For Nicks, it sounded like that was the case, with her triumphant debut record, Bella Donna, but for Buckingham, it was slightly different. Despite its problems, he clearly relished his leadership role within Fleetwood Mac, and so when stripped of it, he created a record that was meaningless. To him, it was so bad that he had to reunite with his drug habits just so sit through it. 

“I went back and listened to the other records recently. I’m not crazy about the first one [Law And Order], but Go Insane is better.” 

Lindsey Buckingham

He continued, explaining that while it was softer than the drugs he consumed during the Rumours recording, he still had to rely on some mild disassociation just to endure what he had laid down: “I’d have to smoke a big joint to be able to listen to all of it, and I haven’t done that in a long, long time… I hope nobody is listening in to this conversation… I’m clean! Look in my bag – I’ve nothing to hide!”

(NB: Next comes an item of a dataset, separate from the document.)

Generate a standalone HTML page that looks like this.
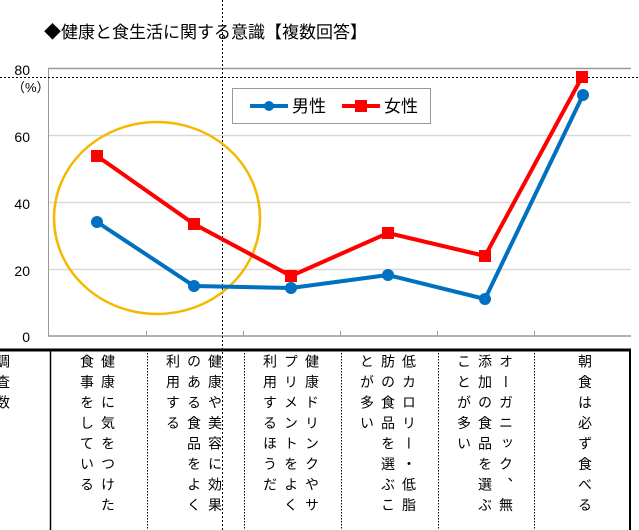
<!DOCTYPE html>
<html><head><meta charset="utf-8"><style>
body{margin:0;width:639px;height:530px;background:#fff;position:relative;overflow:hidden;font-family:"Liberation Sans","Noto Sans CJK JP",sans-serif;}
.cell{position:absolute;top:354px;writing-mode:vertical-rl;font-size:14px;line-height:21px;letter-spacing:6.5px;color:#000;}
</style></head><body>
<svg width="639" height="530" style="position:absolute;left:0;top:0">
<text x="44" y="38" font-size="17" font-family="Liberation Sans, Noto Sans CJK JP, sans-serif">◆健康と食生活に関する意識【複数回答】</text>
<g font-size="14" font-family="Liberation Sans, Noto Sans CJK JP, sans-serif" text-anchor="end">
<text x="30" y="75">80</text><text x="30" y="142">60</text><text x="30" y="209">40</text><text x="30" y="276">20</text><text x="30" y="342">0</text>
</g>
<text x="12" y="92" font-size="13" font-family="Liberation Sans, Noto Sans CJK JP, sans-serif">（%）</text>
<line x1="48" y1="68.5" x2="631" y2="68.5" stroke="#999" stroke-width="1.5"/>
<g stroke="#d9d9d9" stroke-width="1.5"><line x1="48" y1="135.5" x2="631" y2="135.5"/><line x1="48" y1="202.5" x2="631" y2="202.5"/><line x1="48" y1="269.5" x2="631" y2="269.5"/></g>
<line x1="48.5" y1="68" x2="48.5" y2="336" stroke="#999" stroke-width="1"/>
<line x1="48" y1="336" x2="631" y2="336" stroke="#999" stroke-width="1.5"/>
<g stroke="#999"><line x1="146.5" y1="331" x2="146.5" y2="336"/><line x1="243.5" y1="331" x2="243.5" y2="336"/><line x1="340.5" y1="331" x2="340.5" y2="336"/><line x1="437.5" y1="331" x2="437.5" y2="336"/><line x1="534.5" y1="331" x2="534.5" y2="336"/></g>
<line x1="0" y1="77.5" x2="639" y2="77.5" stroke="#000" stroke-dasharray="2,2"/>
<line x1="222.5" y1="0" x2="222.5" y2="530" stroke="#000" stroke-dasharray="2,2"/>
<ellipse cx="157" cy="218" rx="103" ry="96" fill="none" stroke="#f5b800" stroke-width="2.5"/>
<polyline points="97,222 194,286 291,288 388,275 485,299 583,95" fill="none" stroke="#0070c0" stroke-width="4"/>
<g fill="#0070c0"><circle cx="97" cy="222" r="6"/><circle cx="194" cy="286" r="6"/><circle cx="291" cy="288" r="6"/><circle cx="388" cy="275" r="6"/><circle cx="485" cy="299" r="6"/><circle cx="583" cy="95" r="6"/></g>
<polyline points="97,156 194,224 291,276 388,233 485,256 582,77" fill="none" stroke="#ff0000" stroke-width="4"/>
<g fill="#ff0000"><rect x="91" y="150" width="12" height="12"/><rect x="188" y="218" width="12" height="12"/><rect x="285" y="270" width="12" height="12"/><rect x="382" y="227" width="12" height="12"/><rect x="479" y="250" width="12" height="12"/><rect x="576" y="71" width="12" height="12"/></g>
<rect x="232.5" y="88.5" width="198" height="35" fill="#fff" stroke="#999"/>
<line x1="250" y1="106" x2="288" y2="106" stroke="#0070c0" stroke-width="4"/><circle cx="269" cy="106" r="5" fill="#0070c0"/>
<text x="292" y="112" font-size="17" font-family="Liberation Sans, Noto Sans CJK JP, sans-serif">男性</text>
<line x1="342" y1="106" x2="380" y2="106" stroke="#ff0000" stroke-width="4"/><rect x="355" y="100" width="12" height="12" fill="#ff0000"/>
<text x="384" y="112" font-size="17" font-family="Liberation Sans, Noto Sans CJK JP, sans-serif">女性</text>
<line x1="0" y1="350" x2="631" y2="350" stroke="#000" stroke-width="3"/>
<line x1="50.5" y1="350" x2="50.5" y2="530" stroke="#000" stroke-width="1.5"/>
<line x1="630" y1="350" x2="630" y2="530" stroke="#000" stroke-width="2"/>
<g stroke="#000" stroke-dasharray="1.5,1.5"><line x1="147.5" y1="350" x2="147.5" y2="530"/><line x1="244.5" y1="350" x2="244.5" y2="530"/><line x1="341.5" y1="350" x2="341.5" y2="530"/><line x1="438.5" y1="350" x2="438.5" y2="530"/><line x1="534.5" y1="350" x2="534.5" y2="530"/></g>
</svg>
<div class="cell" style="left:-8px">調査数</div>
<div class="cell" style="left:76px">健康に気をつけた食事をしている</div>
<div class="cell" style="left:162px">健康や美容に効果のある食品をよく利用する</div>
<div class="cell" style="left:259px">健康ドリンクやサプリメントをよく利用するほうだ</div>
<div class="cell" style="left:356px">低カロリー・低脂肪の食品を選ぶことが多い</div>
<div class="cell" style="left:453px">オーガニック、無添加の食品を選ぶことが多い</div>
<div class="cell" style="left:574px">朝食は必ず食べる</div>
</body></html>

Just one year later, Buckingham was back in the studio with Fleetwood Mac, laying down their first record of the ‘80s, Mirage. It certainly wasn’t the return to glory they had hoped for, but it put Tusk and even Rumours firmly in the past and allowed them to officially begin the second chapter of their career, which would bring the reasonably good Tango In The Night with it. 

The drug use continued on for the band and ultimately became their undoing at the latter end of that decade, where they would finally split and conclude their period at the very top of rock and roll. Nothing would ever be the same again, not least the music they tried to make when reuniting.